FIG. 4 is a circuit diagram illustrating an equivalent circuit of a transistor.
The reason for the reverse direction flow is explained below with reference to FIG. 4.
As illustrated in FIG. 4, a diode D1 is connected between a source S and a substrate gate (also referred to as “back gate”) SG, and a diode D2 is connected between a drain D and the substrate gate SG. The diode D1 and the diode D2 are parasitic diodes produced when integrating the PMOS transistor into a semiconductor device.
Generally, when using a PMOS transistor as a switching element or a voltage control element of a power supply circuit, an input voltage is applied on the source S of the PMOS transistor, and an output voltage is extracted from the drain D of the PMOS transistor.
FIG. 5 is a circuit diagram showing an example of connection of the substrate gate to the PMOS transistor.
As illustrated in FIG. 5, in the PMOS transistor, the substrate gate SG is connected to the source S to short the parasitic diode D1. Hence, when the PMOS transistor is turned off, the parasitic diode D2 turns out to be inserted between the source and the drain in a reverse direction, so as to prevent conduction of a current from the source side connected to the input terminal to the drain side connected to the output terminal.
However, as described above, when a voltage is applied to the output terminal, if the power supply connected to the input terminal is disconnected, or the input voltage is lowered, the parasitic diode D2 ends up being turned on, and as a result, an electric current flows from the drain side connected to the output terminal to the source side connected to the input terminal, namely, reverse direction flow occurs.
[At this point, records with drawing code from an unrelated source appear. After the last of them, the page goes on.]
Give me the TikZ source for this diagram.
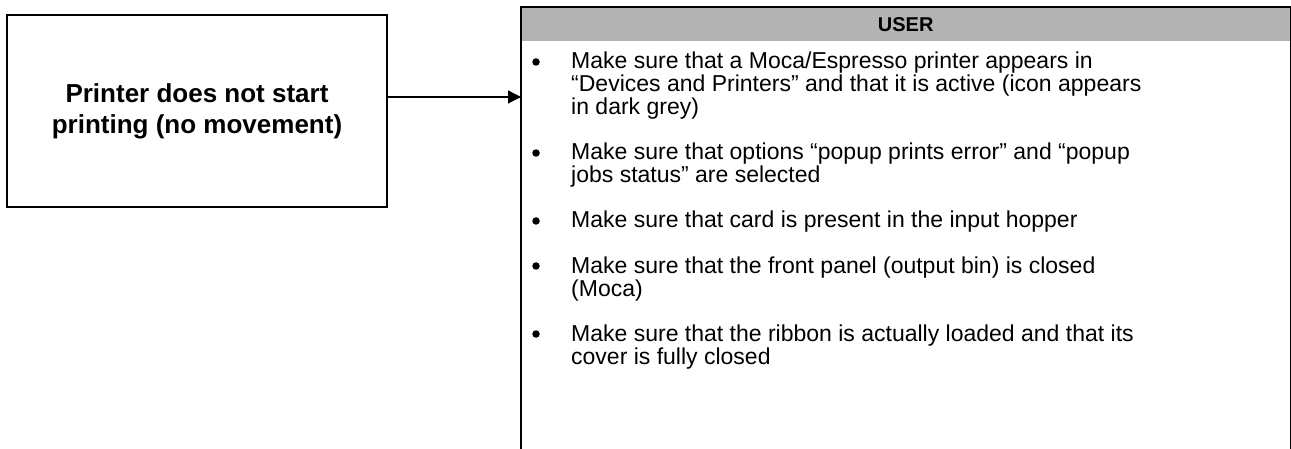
\documentclass[tikz,border=0pt]{standalone}
\usepackage{fontspec}
\setmainfont{Liberation Sans}
\usetikzlibrary{arrows.meta}
\definecolor{hdrgrey}{HTML}{B3B3B3}
\begin{document}
\begin{tikzpicture}[x=1pt,y=-1pt,font=\fontsize{23}{23}\selectfont,
  item/.style={anchor=base west,align=left,inner sep=0pt},
  dot/.style={circle,fill,inner sep=0pt,minimum size=7.5pt}]
\useasboundingbox (0,0) rectangle (1291,449);
\node[draw,line width=1.6pt,minimum width=380,minimum height=192,align=center,
  font=\fontsize{26}{31}\selectfont\bfseries] (fault) at (197,111) {Printer does not start\\printing (no movement)};
\node[fill=hdrgrey,minimum width=769,minimum height=34,anchor=north west,
  font=\fontsize{20}{23}\selectfont\bfseries] (hdr) at (521,7) {USER};
\draw[line width=1.2pt] (hdr.north west |- 0,449) -- (hdr.north west) -- (hdr.north east) -- (hdr.north east |- 0,449);
\draw[line width=1.2pt,-{Triangle[length=13pt,width=13pt]}] (fault.east |- 0,97) -- (hdr.west |- 0,97);
% items (base = last line)
\node[dot] (b1) at (536,62) {};
\node[item] (i1) at (571,115) {Make sure that a Moca/Espresso printer appears in\\“Devices and Printers” and that it is active (icon appears\\in dark grey)};
\node[dot] (b2) at (536,153) {};
\node[item] (i2) at (571,183) {Make sure that options “popup prints error” and “popup\\jobs status” are selected};
\node[dot] (b3) at (536,221) {};
\node[item] (i3) at (571,228) {Make sure that card is present in the input hopper};
\node[dot] (b4) at (536,266) {};
\node[item] (i4) at (571,296) {Make sure that the front panel (output bin) is closed\\(Moca)};
\node[dot] (b5) at (536,334) {};
\node[item] (i5) at (571,364) {Make sure that the ribbon is actually loaded and that its\\cover is fully closed};
\end{tikzpicture}
\end{document}
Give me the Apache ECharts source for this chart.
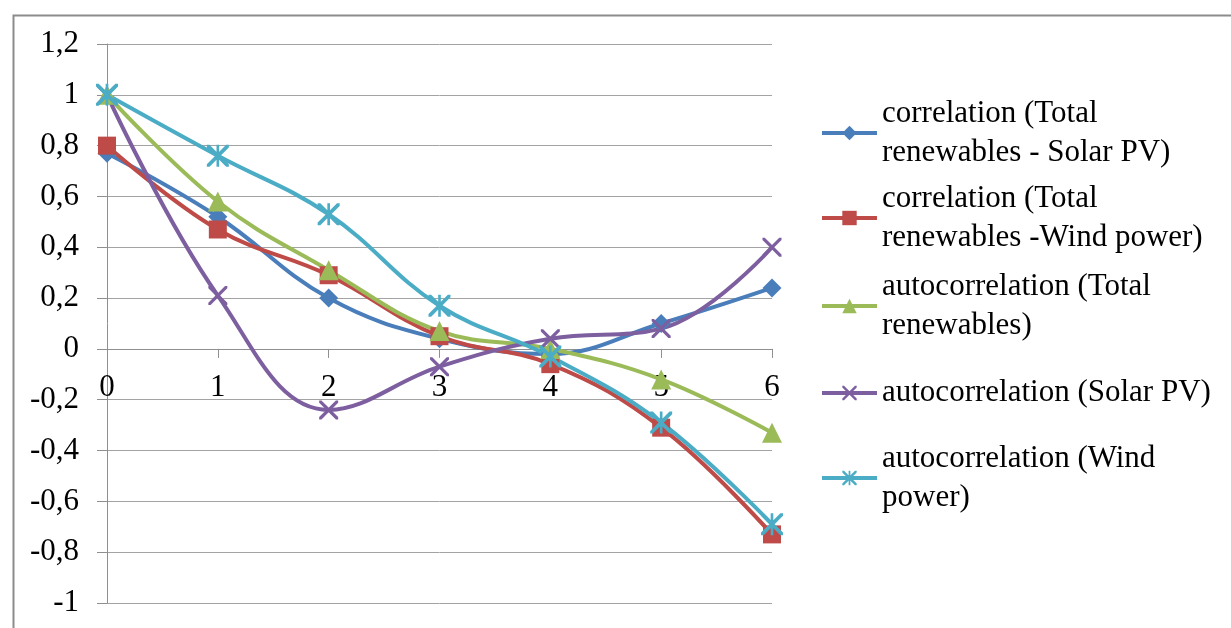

The reverse direction flow not only degrades efficiency of the power supply, but also causes a crash or a malfunction of the power supply circuit; hence, it is necessary to prevent the reverse direction flow.
In order to prevent the reverse direction flow in a parallel running power supply circuit in which plural power supply circuits are connected in parallel, usually, an OR diode is inserted between an output terminal of each of the power supply circuit and the load. For example, reference can be made to Japanese Laid Open Patent Application No. 6-105464.
In addition, also in the case of a secondary cell charging circuit, usually, a diode is used to prevent the reverse direction flow. When an NMOS (N-channel metal oxide semiconductor) transistor is used as a switching element of a step-down DC-DC converter, the NMOS transistor is able to prevent reverse direction flow. For example, reference can be made to Japanese Laid Open Patent Application No. 2002-84742.
However, since the forward voltage of a diode is about 0.7 V, an input voltage of the diode in the forward direction has to be set to additionally include the forward voltage. This may cause high power loss in a circuit for supplying a large current, and degrade the power efficiency. When an NMOS transistor is used as the switching element, a voltage much greater than the output voltage has to be applied to the gate of the switching element in order to drive the switching element. Due to this, compared to a switching element using the PMOS transistor, one has to increase the difference between the input voltage and the output voltage, or supply the gate voltage from a voltage source having a high output voltage. However, when increasing the difference between the input voltage and the output voltage, the power efficiency degrades, and when using the high output voltage source, the circuit turns out to be complicated and becomes expensive.